I have used newspaper, and cage liner that i got from the store.. They both get the tray gross. So i was wondering that is the best.

Thanks, Misty:bunnydance:


----------



## mistyjr (Dec 21, 2009)

Here is the same cage that I got but its not mine picture.. I coped it from a website..


----------



## mistyjr (Dec 21, 2009)

Not my rabbit,


----------



## fuzz16 (Dec 21, 2009)

id use newspaper and put something over it. Might want to put a peice of cardboard in there so hes not always on the wire, and a litter box to see if hell use it, then itll be a lot easier to clean out


----------



## funnybunnymummy (Dec 21, 2009)

By gross, do you mean pee and poop? Itake itthe litter training isn't going well? 

I'd usea thin layer of wood pellets(either stove pellets or horse stall bedding or Feline Pine) in the tray.They're cheap, easy to clean up (just need a litter scoop), andexcellent for odour control.

Also, a spray bottlefilled with a vinegar and water solution (I think the ratio is 50/50) is excellent for cleaning the white scaly stuff out of the tray. Plus it also eliminates odours.

Hope that helps!

Rue


----------



## paul2641 (Dec 21, 2009)

I have a cage where there is a tray underneath and the rabbits can't walk on it, And I don't use any bedding in it, I just clean it down every 3 days and that does brilliant! I think lining it with bedding just makes it so much harder!


----------



## mistyjr (Dec 21, 2009)

The tray is under neth the cage, So he cant step in hes own poo. The tray in small and it just pulls out to clean.


----------



## mistyjr (Dec 21, 2009)

I'm not using no bedding in the tray. I have used Newspaper and Cage liner.


----------



## mistyjr (Dec 21, 2009)

*fuzz16 wrote: *


> id use newspaper and put something over it. Might want to put a peice of cardboard in there so hes not always on the wire, and a litter box to see if hell use it, then itll be a lot easier to clean out


Thanks, I will put something in there for him. I have a sqaure marble stone.. Can I use that instead of cardboard?? Reminder, ********* He's the bun that have an hairline fracture of tibia.


----------



## mistyjr (Dec 21, 2009)

*funnybunnymummy wrote:*


> Itake itthe litter training isn't going well?

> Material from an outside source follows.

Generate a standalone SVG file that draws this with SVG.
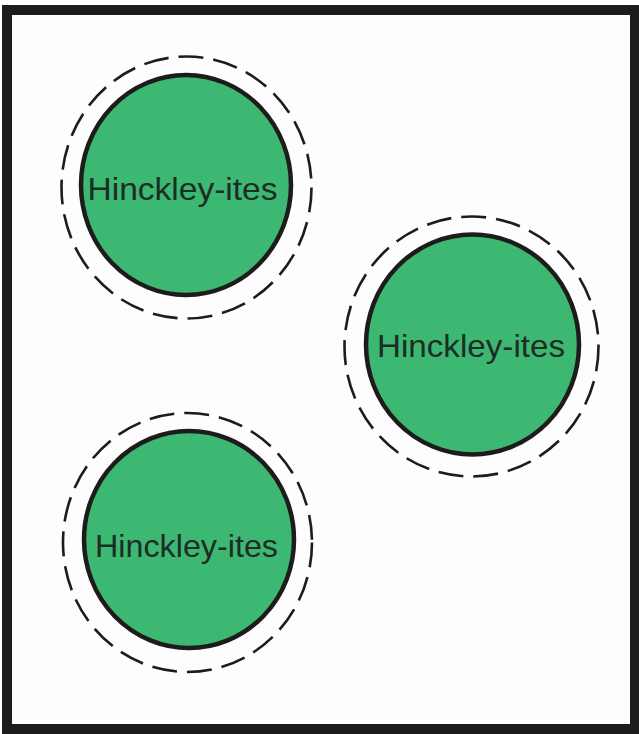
<svg xmlns="http://www.w3.org/2000/svg" width="639" height="734" viewBox="0 0 639 734">
<style>
.frame{fill:#fdfdfd;stroke:#1e1b1b;stroke-width:10}
.halo{fill:none;stroke:#1e1b1b;stroke-width:2.6;stroke-dasharray:25 10}
.body{fill:#3cb873;stroke:#1e1b1b;stroke-width:4.5}
.lbl{font-family:"Liberation Sans","Open Sans",sans-serif;font-size:31.5px;fill:#1d2c24;text-anchor:middle}
</style>
<rect class="frame" x="7" y="10" width="628" height="719"/>
<g id="node1">
<ellipse class="halo" cx="186.5" cy="187.5" rx="125" ry="131"/>
<ellipse class="body" cx="186" cy="185" rx="105" ry="110"/>
<text class="lbl" x="182.5" y="200" textLength="190" lengthAdjust="spacingAndGlyphs">Hinckley-ites</text>
</g>
<g id="node2">
<ellipse class="halo" cx="471.5" cy="346.5" rx="127" ry="130"/>
<ellipse class="body" cx="472.5" cy="344.5" rx="106.5" ry="110"/>
<text class="lbl" x="471" y="357" textLength="188" lengthAdjust="spacingAndGlyphs">Hinckley-ites</text>
</g>
<g id="node3">
<ellipse class="halo" cx="187.5" cy="542.5" rx="124.5" ry="129.5"/>
<ellipse class="body" cx="189" cy="539.5" rx="105" ry="108.5"/>
<text class="lbl" x="186.5" y="557" textLength="183" lengthAdjust="spacingAndGlyphs">Hinckley-ites</text>
</g>
<g id="connectors"></g>
</svg>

I had a litter box in hes cage and just took it out. But he only poo in there once in awhile and made a mess of the litter all over the floor.


----------



## hln917 (Dec 21, 2009)

*mistyjr wrote: *


> Thanks, I will put something in there for him. I have a sqaure marble stone.. Can I use that instead of cardboard?? Reminder, ********* He's the bun that have an hairline fracture of tibia.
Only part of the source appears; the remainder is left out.